History shows clearly that the city’s piecemeal, discriminatory approach to mitigating its tax rate is not working: it has failed to adequately address the seven-decades-long exodus of people and investment that renders Baltimore a poorer, less economically dynamic, vibrant, or safe city. It’s also profoundly unfair that ordinary city residents and small employers most loyal to Baltimore face significantly higher tax burdens than suburbanites and the well-connected folks with the wherewithal to negotiate special deals.

Defenders of the status quo will say that reducing the real property tax rate will cost the city too much lost revenue. But the gradual reductions in property taxes that Renew Baltimore proposes — a 44.4% rate reduction spread over six years — will expand investment, invite more Baltimoreans to stay, accelerate in-migration, and create incentives for investors, large and small, to rehabilitate a considerable fraction of our housing stock.

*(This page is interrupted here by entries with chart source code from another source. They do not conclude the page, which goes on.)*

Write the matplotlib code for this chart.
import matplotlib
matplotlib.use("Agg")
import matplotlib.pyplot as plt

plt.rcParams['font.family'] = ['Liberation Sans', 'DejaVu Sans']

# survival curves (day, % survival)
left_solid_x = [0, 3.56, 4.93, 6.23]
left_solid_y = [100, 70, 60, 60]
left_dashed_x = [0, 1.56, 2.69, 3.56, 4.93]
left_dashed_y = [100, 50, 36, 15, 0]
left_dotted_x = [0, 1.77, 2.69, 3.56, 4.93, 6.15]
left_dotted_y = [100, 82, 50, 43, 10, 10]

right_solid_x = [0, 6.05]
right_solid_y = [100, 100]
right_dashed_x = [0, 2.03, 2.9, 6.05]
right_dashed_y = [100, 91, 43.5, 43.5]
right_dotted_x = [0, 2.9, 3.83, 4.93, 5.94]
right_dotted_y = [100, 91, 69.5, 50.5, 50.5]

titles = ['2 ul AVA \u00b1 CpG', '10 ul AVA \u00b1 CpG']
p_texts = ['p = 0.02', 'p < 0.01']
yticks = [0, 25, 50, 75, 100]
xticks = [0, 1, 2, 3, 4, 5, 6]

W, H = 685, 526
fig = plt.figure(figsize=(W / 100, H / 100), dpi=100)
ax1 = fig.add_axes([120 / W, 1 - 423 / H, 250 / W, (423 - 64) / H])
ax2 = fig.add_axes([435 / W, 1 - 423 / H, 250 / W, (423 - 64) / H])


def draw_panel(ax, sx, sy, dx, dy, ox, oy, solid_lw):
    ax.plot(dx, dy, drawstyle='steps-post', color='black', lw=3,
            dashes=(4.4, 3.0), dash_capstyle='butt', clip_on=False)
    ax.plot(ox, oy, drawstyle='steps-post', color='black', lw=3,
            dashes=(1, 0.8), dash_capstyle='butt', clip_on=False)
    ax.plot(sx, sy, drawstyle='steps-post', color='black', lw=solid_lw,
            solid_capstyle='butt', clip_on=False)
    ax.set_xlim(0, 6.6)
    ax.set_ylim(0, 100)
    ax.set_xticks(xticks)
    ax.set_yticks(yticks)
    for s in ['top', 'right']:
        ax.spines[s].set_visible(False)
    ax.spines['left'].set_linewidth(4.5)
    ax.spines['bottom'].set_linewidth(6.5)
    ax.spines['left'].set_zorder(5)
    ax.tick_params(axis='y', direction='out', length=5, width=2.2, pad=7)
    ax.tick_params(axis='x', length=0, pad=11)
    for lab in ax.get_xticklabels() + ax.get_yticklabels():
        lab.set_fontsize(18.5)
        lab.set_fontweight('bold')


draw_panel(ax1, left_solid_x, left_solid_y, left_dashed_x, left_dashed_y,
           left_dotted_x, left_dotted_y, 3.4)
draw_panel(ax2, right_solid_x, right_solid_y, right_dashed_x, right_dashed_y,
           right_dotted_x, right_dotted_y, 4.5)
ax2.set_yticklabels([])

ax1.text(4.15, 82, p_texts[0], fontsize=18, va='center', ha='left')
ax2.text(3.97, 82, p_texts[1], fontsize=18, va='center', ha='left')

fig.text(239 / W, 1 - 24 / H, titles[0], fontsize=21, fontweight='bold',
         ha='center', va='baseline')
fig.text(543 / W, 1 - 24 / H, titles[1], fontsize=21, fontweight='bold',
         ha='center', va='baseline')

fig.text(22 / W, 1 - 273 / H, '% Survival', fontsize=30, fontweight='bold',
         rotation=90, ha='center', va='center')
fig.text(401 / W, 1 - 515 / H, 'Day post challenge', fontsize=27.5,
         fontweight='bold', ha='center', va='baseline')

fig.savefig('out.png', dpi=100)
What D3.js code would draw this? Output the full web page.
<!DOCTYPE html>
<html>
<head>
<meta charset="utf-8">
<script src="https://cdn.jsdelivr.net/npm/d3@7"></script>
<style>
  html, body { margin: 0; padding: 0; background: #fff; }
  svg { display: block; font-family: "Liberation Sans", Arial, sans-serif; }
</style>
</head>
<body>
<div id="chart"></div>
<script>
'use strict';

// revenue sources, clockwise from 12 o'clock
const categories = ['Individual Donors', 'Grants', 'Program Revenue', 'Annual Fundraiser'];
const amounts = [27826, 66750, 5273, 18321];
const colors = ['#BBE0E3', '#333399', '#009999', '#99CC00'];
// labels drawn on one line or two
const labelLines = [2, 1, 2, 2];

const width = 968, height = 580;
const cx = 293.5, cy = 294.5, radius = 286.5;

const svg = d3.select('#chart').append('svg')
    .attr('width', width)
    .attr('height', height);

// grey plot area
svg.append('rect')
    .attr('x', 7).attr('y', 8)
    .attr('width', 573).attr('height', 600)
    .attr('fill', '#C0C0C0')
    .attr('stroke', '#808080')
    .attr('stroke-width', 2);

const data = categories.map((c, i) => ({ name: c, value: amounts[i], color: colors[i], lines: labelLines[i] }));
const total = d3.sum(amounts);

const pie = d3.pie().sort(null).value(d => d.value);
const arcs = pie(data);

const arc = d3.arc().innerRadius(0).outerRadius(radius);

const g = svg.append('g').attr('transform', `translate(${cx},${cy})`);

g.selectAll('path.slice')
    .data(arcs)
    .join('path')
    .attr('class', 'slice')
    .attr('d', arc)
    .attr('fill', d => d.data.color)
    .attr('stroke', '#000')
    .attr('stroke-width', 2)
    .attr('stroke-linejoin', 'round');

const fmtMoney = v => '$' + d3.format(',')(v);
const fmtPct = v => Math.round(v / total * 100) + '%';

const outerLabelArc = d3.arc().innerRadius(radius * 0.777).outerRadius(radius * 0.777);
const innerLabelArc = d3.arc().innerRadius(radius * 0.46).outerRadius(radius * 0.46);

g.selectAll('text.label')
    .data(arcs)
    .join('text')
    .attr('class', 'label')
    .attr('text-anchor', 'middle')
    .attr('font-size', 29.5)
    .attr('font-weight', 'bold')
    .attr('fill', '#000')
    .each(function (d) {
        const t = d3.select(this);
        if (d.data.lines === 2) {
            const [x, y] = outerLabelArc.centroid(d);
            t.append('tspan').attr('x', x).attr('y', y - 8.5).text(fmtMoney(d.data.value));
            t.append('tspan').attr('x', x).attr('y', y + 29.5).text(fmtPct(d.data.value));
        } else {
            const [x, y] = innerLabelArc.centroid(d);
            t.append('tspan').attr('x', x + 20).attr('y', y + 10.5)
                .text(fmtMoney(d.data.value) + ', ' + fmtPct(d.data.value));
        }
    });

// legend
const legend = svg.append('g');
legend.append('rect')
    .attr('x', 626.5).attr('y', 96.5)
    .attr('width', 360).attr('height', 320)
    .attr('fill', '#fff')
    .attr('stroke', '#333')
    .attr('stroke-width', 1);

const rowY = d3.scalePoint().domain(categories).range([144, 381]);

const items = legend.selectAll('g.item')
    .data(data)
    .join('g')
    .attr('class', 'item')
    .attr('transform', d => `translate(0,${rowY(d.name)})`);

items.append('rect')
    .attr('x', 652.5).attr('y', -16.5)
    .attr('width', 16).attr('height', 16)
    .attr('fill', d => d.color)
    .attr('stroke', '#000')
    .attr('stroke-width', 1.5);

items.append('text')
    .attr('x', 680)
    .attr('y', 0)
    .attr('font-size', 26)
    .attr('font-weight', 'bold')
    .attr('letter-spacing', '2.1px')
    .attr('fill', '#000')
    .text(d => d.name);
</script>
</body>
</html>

Only with a more competitive property tax rate will Baltimore succeed in attracting new taxpayers, realize higher property and income tax collections, stabilize finances, and spread investment and new job opportunities more broadly and, yes, more equitably. Our surrounding counties all impose real property tax rates less than half the city’s rate. They all boast Triple-A bond ratings. We don’t.

Responsibly reducing and then capping the property tax rate at a more competitive level through a ballot initiative this November is the most democratic way to achieve these goals. With six modest reductions in manageable increments, the city will boast a tax rate that is competitive and attractive, albeit still a bit higher, than other major jurisdictions in Maryland. And by capping the rate in the city charter, the city will ensure that shifting political winds will not undermine this critical reform.

Tax caps have proven to be sustainable and popular over extended periods. Caps of some sort have long helped Anne Arundel, Prince George’s and Montgomery counties prosper. Their populations are increasing, along with their tax revenues. It’s past time for Baltimore to learn from them. The city’s elected leaders and their appointees would be wise to get to work now to take full advantage of the widespread popularity that Renew Baltimore’s initiative has generated and all that it will make possible.